It sounds a little extreme, but in this day and age, if your work isn’t online, it doesn’t exist. - Austin Kleon
Today I completed my first reading of this book by Austin Kleon. It is a very timely book for me, and I really like the advice that he gives as it resonates with what I believe too about creativity and marketing yourself.
My review covers;
- Who this book is for
- Key takeaways
- How you can implement immediately
- My favorite highlights
- My final thoughts
Who is this for?
The aspiring creators who want to build something for themselves in the passion economy. I would also add, it's for anyone who doesn't yet have their own website as their online home.
While this book is encouraging creators to promote themselves, it shares very useful advice you might not have heard before. For example, the idea that creative work is not about creating from scratch but compiling and documenting.
When I read it, I found it very useful advice as I prime myself at the starting line in building my life's work online through writing.
What are the key takeaways?
The big idea I took away from this is that to if you want to create, to learn and grow, and to find likeminded people - you have to do the work and show the work.
In today's context, that means building a website and using social media.
Do the work - Whatever creative endeavor you find yourself skilled in and find joy in doing. For me, it's learning to write.
Show the work - It is about sharing it with the world and use that as a way to connect with other people. This is where feedback and learning happens.
Some interesting points he makes that fly in the face of some popular advice for creators:
- Share freely - Put your work online and tell the world.
- Teach openly - Don't be afraid of teaching others how you do it.
- Credit vigorously - We don't create ideas, we compile them.
- Create continually - The 'work' never ends, so keep on creating and don't quit prematurely.
How can I implement this in my life?
You can start by creating a website, and sharing your work online. Distribute and share you work using social media and groups. It's simple to start and you should begin today. That's what I did with when starting my own website.
Do this often and you will reap the compounding effects of showing your work.
Creative work finds life in community.
You can't just build and expect the audience to come. This is something for me to internalise; I don't have to share the finished product of my work. I can share my process and that will be useful to people too.
My favourite highlights
- Amateurs might lack formal training, but they’re all lifelong learners, and they make a point of learning in the open, so that others can learn from their failures and successes.
- The best way to get started on the path to sharing your work is to think about what you want to learn, and make a commitment to learning it in front of others.
- It sounds a little extreme, but in this day and age, if your work isn’t online, it doesn’t exist.
- Become a documentarian of what you do. Start a work journal: Write your thoughts down in a notebook, or speak them into an audio recorder. Keep a scrapbook. Take a lot of photographs of your work at different stages in your process. Shoot video of you working.
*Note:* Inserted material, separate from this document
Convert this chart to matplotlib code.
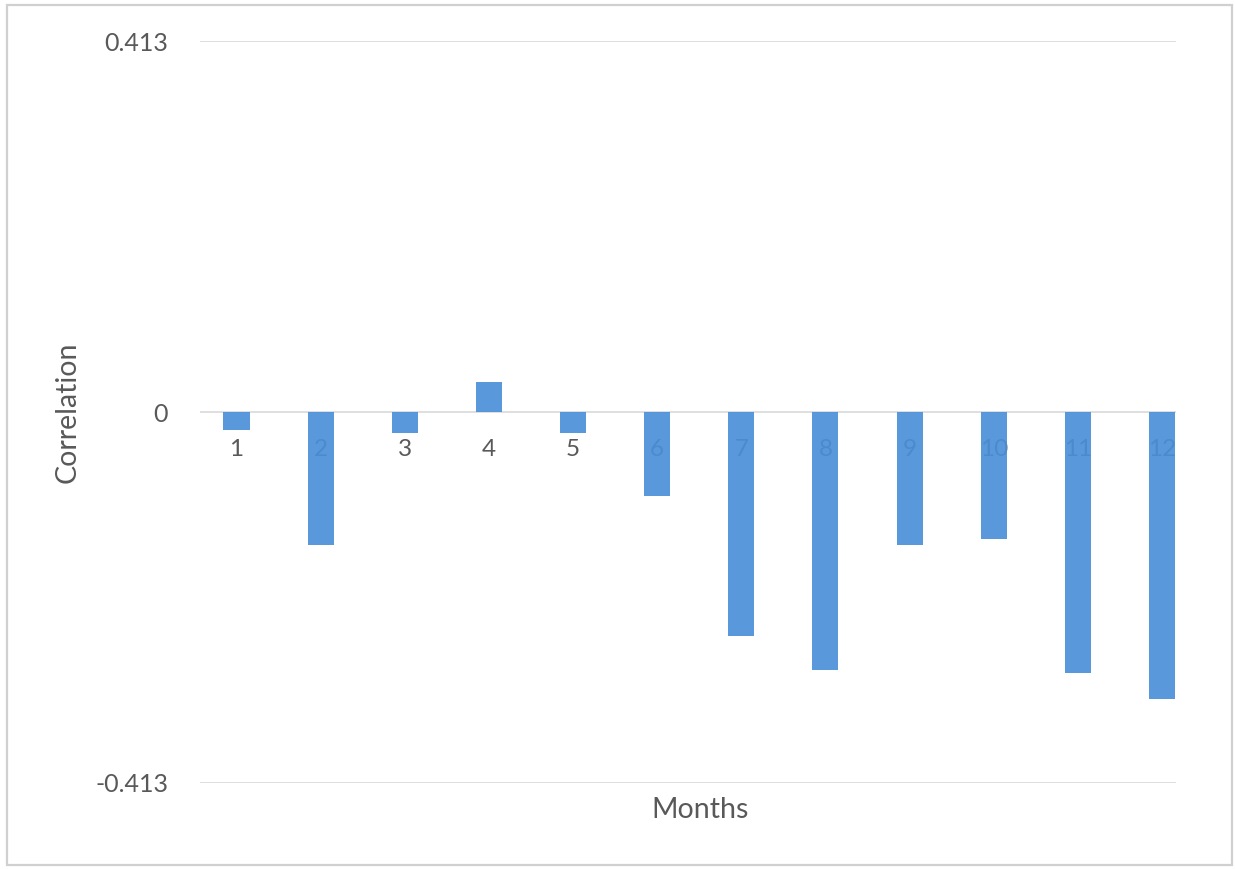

This isn’t about making art, it’s about simply keeping track of what’s going on around you.
- Don’t think of your website as a self-promotion machine, think of it as a self-invention machine.
- When you find things you genuinely enjoy, don’t let anyone else make you feel bad about it. Don’t feel guilty about the pleasure you take in the things you enjoy.
- Artists love to trot out the tired line, “My work speaks for itself,” but the truth is, our work doesn’t speak for itself. Human beings want to know where things came from, how they were made, and who made them. The stories you tell about the work you do have a huge effect on how people feel and what they understand about your work, and how people feel and what they understand about your work effects how they value it.
- On writing our bios: We all like to think we’re more complex than a two-sentence explanation, but a two-sentence explanation is usually what the world wants from us. Keep it short and sweet.
- Teaching doesn’t mean instant competition. Just because you know the master’s technique doesn’t mean you’re going to be able to emulate it right away.
- Teaching people doesn’t subtract value from what you do, it actually adds to it. When you teach someone how to do your work, you are, in effect, generating more interest in your work.
- If you’re only pointing to your own stuff online, you’re doing it wrong. You have to be a connector.
- As you put yourself and your work out there, you will run into your fellow knuckleballers. These are your real peers—the people who share your obsessions, the people who share a similar mission to your own, the people with whom you share a mutual respect.
- What really matters, Eggers says, is doing good work and taking advantage of every opportunity that comes your way.
- The people who get what they’re after are very often the ones who just stick around long enough. It’s very important not to quit prematurely.
- Anyone who isn’t embarrassed of who they were last year probably isn’t learning enough.
In the book, Austin also included some great quotes:
- "Put yourself, and your work, out there every day, and you’ll start meeting some amazing people." —Bobby Solomon
- “Carving out a space for yourself online, somewhere where you can express yourself and share your work, is still one of the best possible investments you can make with your time.” —Andy Baio
My final thoughts
This is exceedingly useful advice for someone like me who is building stuff online. I have the skills to build my own website, and this probably means I have no excuse to start taking the advice in the book and start implementing it immediately.
That's what I like about this book, the advice is practical and thought provoking at the same time. I can implement it immediately, and the principles are something I will carry for a long time.
A good short read, if you have any interest at all in writing or personal growth. A small hat tip to Ali Abdaal who recommended this book.